The measure is the latest volley by Democrats legislators in the wake of last Friday’s court ruling. On Tuesday, they filed a bill laying out the procedures Democrat superintendent candidate June Atkinson could use if she wanted the Legislature to decide a winner in her race.
Democrats have majorities in both the House and Senate.
The justices agreed without dissent that the State Board of Elections improperly carried out the law by allowing registered voters to count ballots cast outside of their home precincts on Election Day. The lawsuit was a victory for Republican superintendent candidate Bill Fletcher, who trails Atkinson by 8,535 voters.
Mr. Fletcher said he’s not sure if eliminating the votes will help him catch up with Atkinson. A Wake County judge must now rule in light of the opinion, which also could affect a few unresolved local races.
Sen. Clodfelter said it’s clear that the legislative intent of the 2003 bill was to allow these voters’ ballots to count.
Senate Majority Leader Tony Rand, D-Cumberland, also criticized the ruling for eliminating the votes of thousands of people who were otherwise properly registered to vote.
“People should have their vote counted.

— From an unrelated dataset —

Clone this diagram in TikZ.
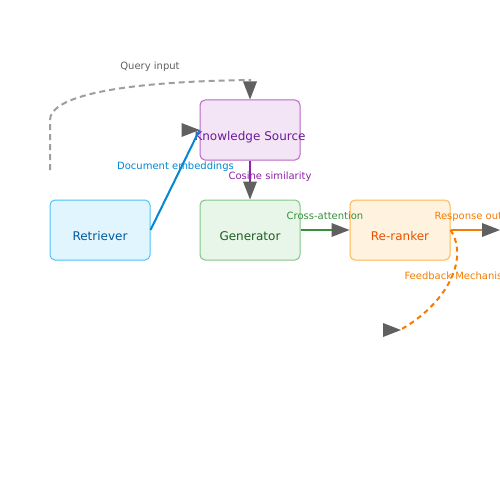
\documentclass[tikz,border=0pt]{standalone}
\usepackage{fontspec}
\setmainfont{DejaVu Sans}
\usetikzlibrary{arrows.meta,calc}
\definecolor{ksfill}{HTML}{F3E5F5}\definecolor{ksdraw}{HTML}{BA68C8}\definecolor{kstext}{HTML}{6A1B9A}
\definecolor{rtfill}{HTML}{E1F5FE}\definecolor{rtdraw}{HTML}{4FC3F7}\definecolor{rttext}{HTML}{01579B}
\definecolor{gnfill}{HTML}{E8F5E9}\definecolor{gndraw}{HTML}{81C784}\definecolor{gntext}{HTML}{1B5E20}
\definecolor{rrfill}{HTML}{FFF3E0}\definecolor{rrdraw}{HTML}{FFB74D}\definecolor{rrtext}{HTML}{E65100}
\definecolor{eblue}{HTML}{0288D1}\definecolor{epurple}{HTML}{8E24AA}
\definecolor{egreen}{HTML}{388E3C}\definecolor{eorange}{HTML}{F57C00}
\definecolor{egray}{HTML}{9E9E9E}\definecolor{lgray}{HTML}{616161}
\definecolor{tipgray}{HTML}{606060}
\tikzset{
  box/.style={draw, rounded corners=5pt, line width=1pt, minimum width=100pt,
    minimum height=60pt, inner sep=0pt, text height=20pt, text depth=0pt,
    font=\fontsize{12pt}{14pt}\selectfont},
  elabel/.style={font=\fontsize{10pt}{12pt}\selectfont, inner sep=0pt},
  edge/.style={line width=2pt},
  tip/.style={-{Triangle[length=18pt,width=14pt,color=tipgray,line width=0pt]}},
  dashline/.style={line width=2pt, dash pattern=on 6pt off 4pt},
}
\begin{document}
\begin{tikzpicture}[x=1pt,y=-1pt]
\useasboundingbox (0,0) rectangle (500,500);
\clip (0,0) rectangle (500,500);
\fill[white] (0,0) rectangle (500,500);
% nodes
\node[box, fill=ksfill, draw=ksdraw, text=kstext] (ks) at (250,130) {\makebox[0pt][c]{Knowledge Source}};
\node[box, fill=rtfill, draw=rtdraw, text=rttext] (ret) at (100,230) {Retriever};
\node[box, fill=gnfill, draw=gndraw, text=gntext] (gen) at (250,230) {Generator};
\node[box, fill=rrfill, draw=rrdraw, text=rrtext] (rr) at (400,230) {Re-ranker};
\coordinate (qstart) at (50,170);
\coordinate (qbend) at (50,120);
\coordinate (qtop) at (250,80);
\coordinate (out) at (500,230);
\coordinate (fb) at (400,330);
% query input
\draw[dashline, egray, tip] (qstart) -- (qbend) .. controls (50,100) and (100,82) .. (qtop) -- (ks.north);
\node[elabel, text=lgray, anchor=base] (lq) at (150,70) {Query input};
% document embeddings
\draw[edge, eblue] (ret.east) -- (ks.west);
\draw[edge, tipgray, tip] ($(ks.west)+(-18,0)$) -- (ks.west);
\node[elabel, text=eblue, anchor=base] (ld) at (175.5,169) {Document embeddings};
% cosine similarity
\draw[edge, epurple, tip] (ks.south) -- (gen.north);
\node[elabel, text=epurple, anchor=base] (lc) at (270,179) {Cosine similarity};
% cross-attention
\draw[edge, egreen, tip] (gen.east) -- (rr.west);
\node[elabel, text=egreen, anchor=base] (lx) at (325,219) {Cross-attention};
% response output
\draw[edge, eorange, tip] (rr.east) -- (out);
\node[elabel, text=eorange, anchor=base west] (lr) at (434.3,219) {Response output};
% feedback
\draw[dashline, eorange, dash pattern=on 5pt off 4pt] (rr.east) .. controls (470,260) and (445,305) .. (fb);
\draw[edge, tipgray, tip] ($(fb)+(-17,0)$) -- ($(fb)+(1,0)$);
\node[elabel, text=eorange, anchor=base west] (lf) at (404.3,279) {Feedback Mechanism};
\end{tikzpicture}
\end{document}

We worked very hard to get them to participate,” Sen. Rand said. “To have their votes disqualified appears to me to be really a travesty of democracy.”
Justice George Wainwright, writing for the court last week, said it was “unfortunate that the statutorily unauthorized actions” of the state elections board would harm voters.
But “to permit unlawful votes to be counted along with lawful ballots in contested elections effectively ‘disenfranchises’ those voters who cast legal ballots,” he wrote.
All five justices who participated in the opinion were elected as Republicans or endorsed by the GOP. Sen. Rand said late last week the ruling at the very least left the appearance that it was politically motivated.
Republicans interviewed said they would oppose to any change in the provisional ballot law that could alter the superintendent's race.
“If what they want to do is to change the law for an election that has already occurred ... that strikes me as akin to ex post facto law,” said Senate Minority Leader Phil Berger, R-Rockingham.